▶ _Aim_
Return the material exactly, first line through the line containing "a_err_upper = [34.0, 68.5, 87, 185, 287, 535, 568, 631]", and nothing more. Pictures stay out.

= = = = =

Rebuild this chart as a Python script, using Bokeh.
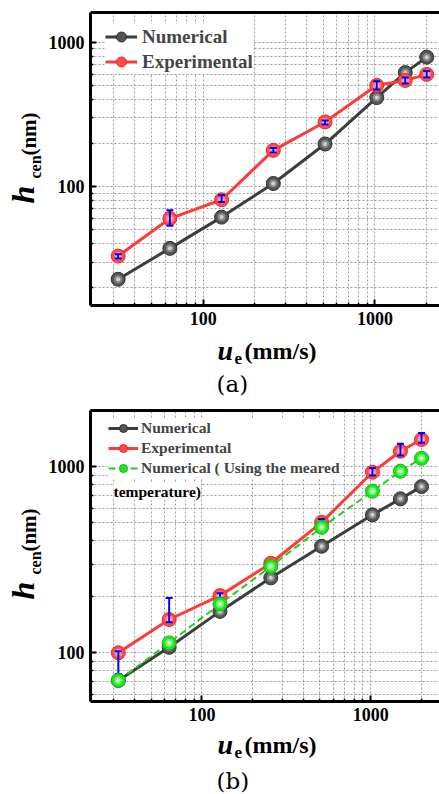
import math
from bokeh.plotting import figure
from bokeh.models import (ColumnDataSource, FixedTicker, LogAxis, Label, Legend,
                          LegendItem, BasicTickFormatter, Range1d)
from bokeh.core.properties import value
from bokeh.layouts import column, row
from bokeh.embed import file_html
from bokeh.resources import INLINE

# ---------------- data ----------------
u_e = [32, 64, 128, 256, 512, 1024, 1500, 2000]

a_numerical = [22.8, 37.3, 61.4, 105, 197, 413, 615, 787]
a_experimental = [33, 60, 81, 178, 280, 502, 543, 598]
a_err_lower = [31.8, 53.5, 78, 172, 269, 469, 518, 568]
a_err_upper = [34.0, 68.5, 87, 185, 287, 535, 568, 631]

b_numerical = [71, 107, 167, 253, 374, 552, 673, 783]
b_experimental = [100, 151, 203, 303, 503, 936, 1213, 1403]
b_err_lower = [77, 146, 197, 298, 490, 900, 1150, 1350]
b_err_upper = [102, 197, 209, 308, 525, 985, 1330, 1520]
b_measured_temp = [71, 113, 183, 291, 473, 739, 948, 1112]

x_major = [100, 1000]
x_tick_labels = ["100", "1000"]
x_minor = [20, 30, 40, 50, 60, 70, 80, 90, 200, 300, 400, 500, 600, 700, 800, 900, 2000, 3000]
y_major = [100, 1000]
y_tick_labels = ["100", "1000"]
y_minor = [10, 20, 30, 40, 50, 60, 70, 80, 90, 200, 300, 400, 500, 600, 700, 800, 900, 2000]

series_names = ["Numerical", "Experimental", "Numerical ( Using the meared"]
series_name_wrap = "temperature)"
panel_tags = ["(a)", "(b)"]

# ---------------- style ----------------
FONT = "Liberation Serif"
GRAY_LINE, GRAY_FILL, GRAY_EDGE, GRAY_HI = "#3d3d3d", "#555555", "#2e2e2e", "#b4b4b4"
RED_LINE, RED_FILL, RED_EDGE, RED_HI = "#ff3a3a", "#ff4a4a", "#e52a2a", "#ffc2c2"
GRN_LINE, GRN_FILL, GRN_EDGE, GRN_HI = "#1fcf1f", "#1ee41e", "#12b812", "#b6ffb6"
BLUE = "#0000ff"
W = 439
YW = 45  # width of the strip that carries the y title


def make_fig(height, top, bottom, xr, yr):
    p = figure(width=W - YW, height=height, x_axis_type="log", y_axis_type="log",
               x_range=Range1d(*xr), y_range=Range1d(*yr),
               output_backend="svg", toolbar_location=None,
               min_border_left=89 - YW, min_border_right=0,
               min_border_top=top, min_border_bottom=bottom)
    p.outline_line_color = None
    p.background_fill_color = "white"
    p.border_fill_color = "white"
    xt = FixedTicker(ticks=x_major, minor_ticks=x_minor)
    yt = FixedTicker(ticks=y_major, minor_ticks=y_minor)
    p.xaxis.ticker = xt
    p.yaxis.ticker = yt
    p.xgrid.ticker = xt
    p.ygrid.ticker = yt
    p.xaxis.formatter = BasicTickFormatter(use_scientific=False)
    p.yaxis.formatter = BasicTickFormatter(use_scientific=False)
    p.xaxis.major_label_overrides = {v: s for v, s in zip(x_major, x_tick_labels)}
    p.yaxis.major_label_overrides = {v: s for v, s in zip(y_major, y_tick_labels)}
    for ax in (p.xaxis, p.yaxis):
        ax.axis_line_width = 3
        ax.axis_line_color = "black"
        ax.major_tick_in = 6
        ax.major_tick_out = 0
        ax.minor_tick_in = 3
        ax.minor_tick_out = 0
        ax.major_tick_line_width = 2
        ax.minor_tick_line_width = 1.5
        ax.major_tick_line_color = "black"
        ax.minor_tick_line_color = "black"
        ax.major_label_text_font = FONT
        ax.major_label_text_font_style = "bold"
        ax.major_label_text_font_size = "18px"
        ax.major_label_text_color = "black"
        ax.major_label_standoff = 6
    for g in (p.xgrid, p.ygrid):
        g.grid_line_color = "#9a9a9a"
        g.grid_line_dash = "2 2"
        g.grid_line_width = 1
        g.minor_grid_line_color = "#9a9a9a"
        g.minor_grid_line_dash = "2 2"
        g.minor_grid_line_width = 1
    top_ax = LogAxis(ticker=FixedTicker(ticks=[]), axis_line_width=3,
                     major_tick_in=0, major_tick_out=0, minor_tick_in=0, minor_tick_out=0,
                     major_label_text_font_size="0px", major_label_standoff=0)
    p.add_layout(top_ax, "above")
    return p


def blank_fig(width, height, xr=(0, 1), yr=(0, 1), top=0, bottom=0):
    f = figure(width=width, height=height, x_range=Range1d(*xr), y_range=Range1d(*yr),
               output_backend="svg", toolbar_location=None,
               x_axis_location=None, y_axis_location=None,
               min_border_left=0, min_border_right=0,
               min_border_top=top, min_border_bottom=bottom)
    f.grid.visible = False
    f.outline_line_color = None
    f.background_fill_color = "white"
    f.border_fill_color = "white"
    return f


def series(p, src, col, line_color, fill, edge, hi, dash="solid", lw=3):
    ln = p.line("x", col, source=src, line_color=line_color, line_width=lw, line_dash=dash)
    mk = p.scatter("x", col, source=src, size=14, fill_color=fill, line_color=edge, line_width=1)
    p.scatter("x", col, source=src, size=8, fill_color=hi, fill_alpha=0.55, line_color=None)
    p.scatter("x", col, source=src, size=4, fill_color="white", fill_alpha=0.6, line_color=None)
    return ln, mk


def errbars(p, src):
    p.segment(x0="x", y0="lo", x1="x", y1="hi", source=src, line_color=BLUE, line_width=2)
    p.scatter("x", "lo", source=src, marker="dash", size=7, line_color=BLUE, line_width=2)
    p.scatter("x", "hi", source=src, marker="dash", size=7, line_color=BLUE, line_width=2)


def add_text(p, text, x, y, size, style="bold", font=FONT, bg=None,
             align="left", baseline="middle"):
    lab = Label(x=x, y=y, x_units="screen", y_units="screen", text=text,
                text_font=font, text_font_style=style, text_font_size=size,
                text_color="black", text_align=align, text_baseline=baseline)
    if bg:
        lab.background_fill_color = bg
    p.add_layout(lab)


def y_title_strip(height, top, bottom):
    # data units of this strip = pixels counted up from the strip's bottom edge
    f = blank_fig(YW, height, xr=(0, YW), yr=(bottom, height - top), top=top, bottom=bottom)
    pieces = [("h", 22, 111, "32px", "bold italic"),
              ("cen", 34.6, 138.5, "16px", "bold"),
              ("(nm)", 28, 171.5, "21px", "bold")]
    for txt, xx, off, fs, st in pieces:
        f.text(x=[xx], y=[bottom + off], text=[txt], angle=math.pi / 2,
               text_align="center", text_baseline="middle",
               text_font=value(FONT), text_font_style=st,
               text_font_size=value(fs), text_color="black")
    return f


def x_title_strip(height, shift, tag, tag_y):
    f = blank_fig(W, height)
    add_text(f, "u", 217, 47.5 + shift, "28px", "bold italic")
    add_text(f, "e", 234, 38.8 + shift, "17px", "bold")
    add_text(f, "(mm/s)", 244, 46.2 + shift, "24px", "bold")
    add_text(f, tag, 216, tag_y, "23px", "normal", font="DejaVu Serif")
    return f


# ---------------- panel (a) ----------------
pa = make_fig(335, 12, 30, (22.09, 2374), (15.0, 1604))
src_a = ColumnDataSource(dict(x=u_e, num=a_numerical, exp=a_experimental,
                              lo=a_err_lower, hi=a_err_upper))
ln1, mk1 = series(pa, src_a, "num", GRAY_LINE, GRAY_FILL, GRAY_EDGE, GRAY_HI)
ln2, mk2 = series(pa, src_a, "exp", RED_LINE, RED_FILL, RED_EDGE, RED_HI)
errbars(pa, src_a)
leg_a = Legend(items=[LegendItem(label=series_names[0], renderers=[ln1, mk1]),
                      LegendItem(label=series_names[1], renderers=[ln2, mk2])],
               location=(15, 231), glyph_width=32, glyph_height=25, spacing=0,
               padding=4, margin=0, label_standoff=5, label_height=25,
               label_text_font=FONT, label_text_font_style="bold",
               label_text_font_size="19px", border_line_color=None,
               background_fill_color="white", background_fill_alpha=1.0)
pa.add_layout(leg_a)

# ---------------- panel (b) ----------------
pb = make_fig(331, 13, 27, (21.89, 2556), (54.7, 2010))
src_b = ColumnDataSource(dict(x=u_e, num=b_numerical, exp=b_experimental,
                              lo=b_err_lower, hi=b_err_upper, tmp=b_measured_temp))
ln1b, mk1b = series(pb, src_b, "num", GRAY_LINE, GRAY_FILL, GRAY_EDGE, GRAY_HI)
ln2b, mk2b = series(pb, src_b, "exp", RED_LINE, RED_FILL, RED_EDGE, RED_HI)
errbars(pb, src_b)
ln3b, mk3b = series(pb, src_b, "tmp", GRN_LINE, GRN_FILL, GRN_EDGE, GRN_HI, dash="7 4", lw=2)
leg_b = Legend(items=[LegendItem(label=series_names[0], renderers=[ln1b, mk1b]),
                      LegendItem(label=series_names[1], renderers=[ln2b, mk2b]),
                      LegendItem(label=series_names[2], renderers=[ln3b, mk3b])],
               location=(18, 223), glyph_width=30, glyph_height=20, spacing=0,
               padding=3, margin=0, label_standoff=3, label_height=20,
               label_text_font=FONT, label_text_font_style="bold",
               label_text_font_size="15.5px", border_line_color=None,
               background_fill_color="white", background_fill_alpha=1.0)
pb.add_layout(leg_b)
add_text(pb, series_name_wrap, 23, 210, "15.5px", "bold", bg="white", baseline="alphabetic")

layout = column(
    row(y_title_strip(335, 12, 30), pa, spacing=0),
    x_title_strip(62, 0, panel_tags[0], 14),
    row(y_title_strip(331, 13, 27), pb, spacing=0),
    x_title_strip(66, 3, panel_tags[1], 14),
    spacing=0,
)
open("out.html", "w").write(file_html(layout, INLINE))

= = = = =

▶ _Result below_
Rebuild this chart as a Python script, using Bokeh.
import math
from bokeh.plotting import figure
from bokeh.models import (ColumnDataSource, FixedTicker, LogAxis, Label, Legend,
                          LegendItem, BasicTickFormatter, Range1d)
from bokeh.core.properties import value
from bokeh.layouts import column, row
from bokeh.embed import file_html
from bokeh.resources import INLINE

# ---------------- data ----------------
u_e = [32, 64, 128, 256, 512, 1024, 1500, 2000]

a_numerical = [22.8, 37.3, 61.4, 105, 197, 413, 615, 787]
a_experimental = [33, 60, 81, 178, 280, 502, 543, 598]
a_err_lower = [31.8, 53.5, 78, 172, 269, 469, 518, 568]
a_err_upper = [34.0, 68.5, 87, 185, 287, 535, 568, 631]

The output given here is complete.